Stutz noted that with the country gearing up to host the FIFA World Cup 2022, a range of state-of-the-art infrastructure is being developed, which will help raise the destination’s profile globally.

He added: “Aside from its globally trending monuments and cultural heritage, Qatar boasts of hosting global trade fairs and conferences, which make it one of the most lucrative destinations for business travellers, where they can double up for their work, as well as plan some leisure activities.”

And Qatar’s tourism and business events potential is drawing investors. Thailand’s Centara Hotels recently opened Centara West Bay Residences and Suites in Doha, and a second 509-key Centara Grand property is slated to open in the same city before 1Q2020.

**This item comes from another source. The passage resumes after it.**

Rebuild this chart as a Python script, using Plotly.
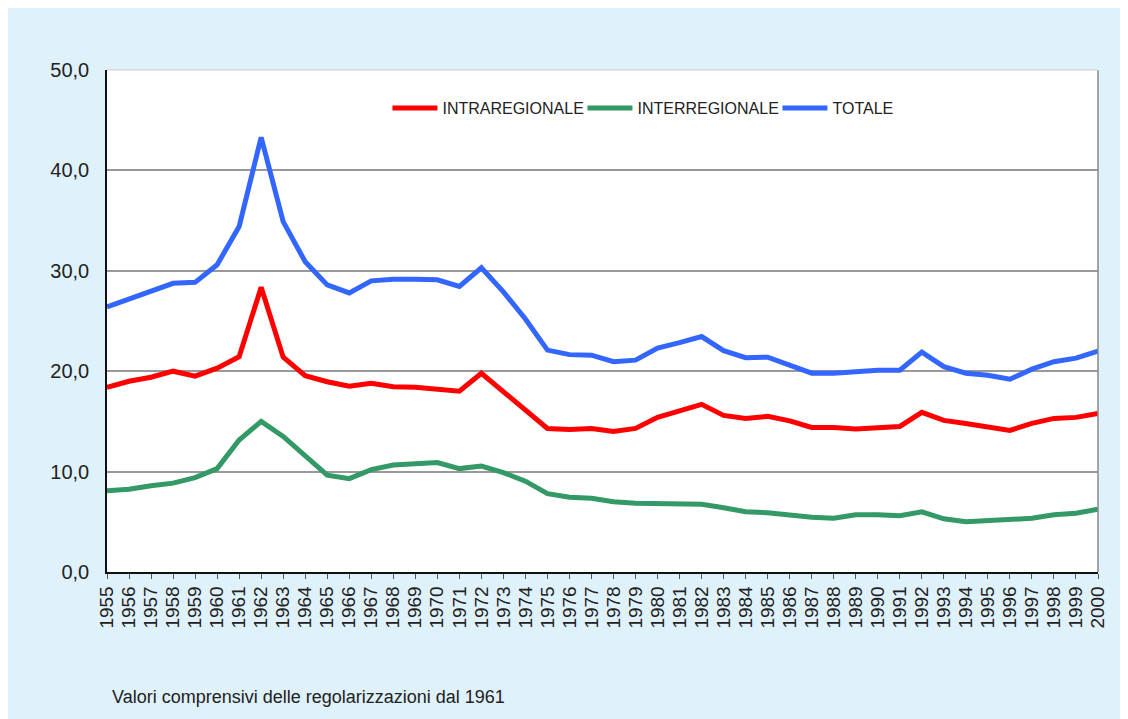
import plotly.graph_objects as go

years = list(range(1955, 2001))

intraregionale = [18.4, 19.0, 19.4, 20.0, 19.5, 20.3, 21.45, 28.35, 21.4, 19.55,
                  18.95, 18.5, 18.8, 18.45, 18.4, 18.2, 18.0, 19.8, 17.95, 16.1,
                  14.3, 14.2, 14.3, 14.0, 14.3, 15.4, 16.0, 16.7, 15.6, 15.3,
                  15.5, 15.05, 14.4, 14.4, 14.25, 14.4, 14.5, 15.9, 15.1, 14.8,
                  14.5, 14.1, 14.8, 15.3, 15.4, 15.8]

interregionale = [8.1, 8.25, 8.6, 8.85, 9.4, 10.3, 13.15, 15.0, 13.5, 11.55,
                  9.65, 9.3, 10.2, 10.65, 10.75, 10.9, 10.3, 10.55, 9.9, 9.05,
                  7.8, 7.45, 7.35, 7.0, 6.85, 6.85, 6.8, 6.75, 6.4, 6.0,
                  5.9, 5.65, 5.45, 5.35, 5.7, 5.7, 5.6, 6.0, 5.3, 5.0,
                  5.1, 5.25, 5.35, 5.7, 5.85, 6.25]

totale = [26.4, 27.2, 27.9, 28.75, 28.85, 30.6, 34.4, 43.3, 34.9, 30.9,
          28.6, 27.8, 29.0, 29.15, 29.15, 29.1, 28.45, 30.3, 27.9, 25.2,
          22.1, 21.65, 21.6, 20.95, 21.1, 22.3, 22.85, 23.45, 22.05, 21.35,
          21.4, 20.6, 19.8, 19.8, 19.95, 20.1, 20.1, 21.9, 20.45, 19.8,
          19.6, 19.2, 20.2, 20.95, 21.3, 22.0]

series_names = ["INTRAREGIONALE", "INTERREGIONALE", "TOTALE"]
series_colors = ["#ff0000", "#339966", "#3366ff"]
y_ticks = [0, 10, 20, 30, 40, 50]
footnote = "Valori comprensivi delle regolarizzazioni dal 1961"

BG = "#dff1fb"
FONT = "Liberation Sans, Arial, sans-serif"

fig = go.Figure()
for name, vals, col in zip(series_names, [intraregionale, interregionale, totale], series_colors):
    fig.add_trace(go.Scatter(x=years, y=vals, mode="lines", name=name,
                             line=dict(color=col, width=5)))

fig.update_layout(
    width=1120, height=711,
    margin=dict(l=99, r=30, t=62, b=147),
    paper_bgcolor=BG, plot_bgcolor="white",
    separators=",.",
    font=dict(family=FONT, color="#222222"),
    showlegend=True,
    legend=dict(orientation="h", x=0.283, y=0.924, xanchor="left", yanchor="middle",
                bgcolor="rgba(0,0,0,0)", entrywidth=135, itemwidth=45,
                font=dict(family=FONT, size=16, color="#222222")),
    xaxis=dict(range=[1955, 2000], tickmode="array", tickvals=years,
               ticktext=[str(y) for y in years], tickangle=-90,
               tickfont=dict(size=19, color="#222222"),
               showgrid=False, zeroline=False, showline=True, linecolor="#111111", linewidth=1.5,
               ticks="outside", ticklen=5, tickcolor="#555555", tickwidth=1),
    yaxis=dict(range=[0, 50], tickmode="array", tickvals=y_ticks, tickformat=".1f",
               tickfont=dict(size=20, color="#222222"), ticks="", ticklabelstandoff=12,
               showgrid=True, gridcolor="#999999", gridwidth=1.5, zeroline=False,
               showline=True, linecolor="#111111", linewidth=1.5),
    shapes=[
        dict(type="line", xref="paper", yref="paper", x0=1, x1=1, y0=0, y1=1,
             line=dict(color="#888888", width=1.5)),
        dict(type="line", xref="paper", yref="paper", x0=0, x1=1, y0=1, y1=1,
             line=dict(color="#cccccc", width=1)),
    ],
    annotations=[
        dict(text=footnote, xref="paper", yref="paper", x=(110 - 107) / 991, y=(572 - 697) / 502,
             xanchor="left", yanchor="middle", showarrow=False,
             font=dict(size=18, color="#222222", family=FONT)),
    ],
)

fig.write_html("out.html")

Markland Blaiklock, Centara’s deputy chief executive, said: “We want to develop in the region as we saw a great opportunity. Its location is the gateway between two continents and has an exotic nature. Taking buggy rides to bash the dunes isn’t something you can do anywhere.”

He added that while tourism is still in its infancy – in 2018, the country welcomed two million visitors – the potential is there.

Blaiklock remarked: “The government has an appetite to stage events. I think Doha can position itself as a great MICE destination.”

While Dubai remains the top choice in the Middle East for business events, Blaiklock observed that many corporates are now seeking somewhere different. He said: “People are looking for new places to go. Qatar is interesting, affordable, easy to get to, and somewhere that provides choices and alternative activities.”

Qatar’s connectivity is another selling point, with it serving as a major transit hub between the east and west. The government has eased visa restrictions for many nationalities and Qatar Airways operates its QMICE arm, a one-stop-shop for meeting and incentive planners and conference organisers.